A espiritualidade cristã (radicalmente humana) - por ser uma
espiritualidade pascal (cristológica, pneumatológica e trinitária) - brota da
vivência, sempre mais profunda e sempre mais envolvente, do ano litúrgico, que
tem como centro a Páscoa.
"De
acordo com a tradição mais antiga da Igreja, a vida espiritual é ancorada na
participação na liturgia. Na liturgia o tempo cronológico é transformado em
tempo de Deus - kairológico. Tempo da ação de Deus, que sempre agiu em favor do
seu povo. Ao fazermos memória da Páscoa do Senhor, participamos de seu mistério
de morte e ressurreição. Em outras palavras, fazer a memória do Cristo é
participar; é entrar em comunhão com o seu corpo (tornar um só corpo com Ele e
com os irmãos); é participar do seu destino; é participar da ressurreição na
vida que brota da sua entrega. Quando nos reunimos para celebrar o mistério de
Cristo, Ele mesmo, por seu Espírito, nos vai moldando à sua estatura, porque
assume nossa vida em seu mistério (Cf. At 20, 7-12). O caminho de configuração com Cristo se dá pouco a pouco, no
itinerário pedagógico-espiritual que o ano litúrgico proporciona.
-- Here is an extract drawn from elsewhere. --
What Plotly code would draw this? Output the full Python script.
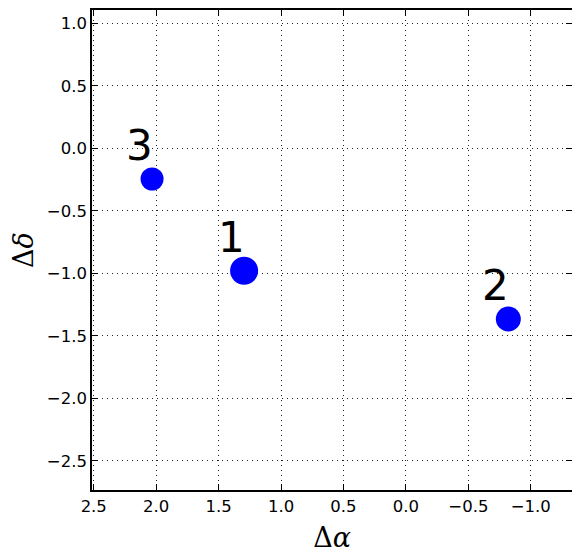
import plotly.graph_objects as go

# data
d_alpha = [1.296, -0.82, 2.033]
d_delta = [-0.98, -1.366, -0.246]
labels = ["1", "2", "3"]
point_size = [28, 25, 23]

x_ticks = [2.5, 2.0, 1.5, 1.0, 0.5, 0.0, -0.5, -1.0]
y_ticks = [1.0, 0.5, 0.0, -0.5, -1.0, -1.5, -2.0, -2.5]

fig = go.Figure()
fig.add_trace(go.Scatter(
    x=d_alpha, y=d_delta, mode="markers",
    marker=dict(color="#0000ff", size=point_size, opacity=1, line=dict(width=0)),
    showlegend=False,
))

for xa, ya, lab in zip(d_alpha, d_delta, labels):
    fig.add_annotation(
        x=xa, y=ya, text=lab, showarrow=False,
        xanchor="right", yanchor="bottom", yshift=7, xshift=3,
        font=dict(family="DejaVu Sans", size=42, color="black"),
    )

axis_common = dict(
    showline=True, linecolor="black", linewidth=1.5, mirror="ticks",
    ticks="inside", ticklen=6, tickcolor="black", tickwidth=1,
    showgrid=True, gridcolor="#222222", gridwidth=1, griddash="1px,4px",
    zeroline=False, tickformat=".1f", automargin=False,
    tickfont=dict(family="DejaVu Sans", size=16.5, color="black"),
)

fig.update_xaxes(
    range=[2.514, -1.33], tickvals=x_ticks,
    title=dict(text="Δ<i>α</i>", font=dict(family="DejaVu Serif", size=27, color="black"), standoff=14),
    **axis_common,
)
fig.update_yaxes(
    range=[-2.734, 1.106], tickvals=y_ticks,
    title=dict(text="Δ<i>δ</i>", font=dict(family="DejaVu Serif", size=27, color="black"), standoff=18),
    **axis_common,
)

# page body has an 8px margin, so the figure is sized to fit the window
fig.update_layout(
    width=572, height=550,
    margin=dict(l=84, r=8, t=2, b=68),
    plot_bgcolor="white", paper_bgcolor="white",
)

fig.write_html("out.html")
Durante o ano
litúrgico, que tem como eixo e fundamento a Páscoa, vamos progressivamente
inserindo-nos no mistério pascal de Jesus Cristo" ((Ir. Veronice Fernandes, pddm - www.cnbbsul1.org.br - 25/03/08).
A liturgia é a celebração do mistério pascal na vida e a celebração da
vida no mistério pascal. "A celebração litúrgica repercute na vida e a
vida é celebrada. Celebração e vida estão intimamente ligadas. Como seguidores
de Jesus Cristo progressivamente nos tornamos uma coisa só com ele. É um
processo (…) que atinge todo o universo e que se dá concretamente no cotidiano
da nossa história. Cristo, embora tenha passado pela morte, venceu-a. Nós
também venceremos. Acreditemos na vida" (Ib.).
Na celebração do mistério pascal na vida e da vida no mistério pascal,
“trata-se da recriação de nosso eu, adquirindo a forma de Jesus Cristo
ressuscitado, segundo o Espírito de Deus. É processo lento e sofrido, e ao
mesmo tempo alegre e esperançoso, que deverá durar até a nossa morte.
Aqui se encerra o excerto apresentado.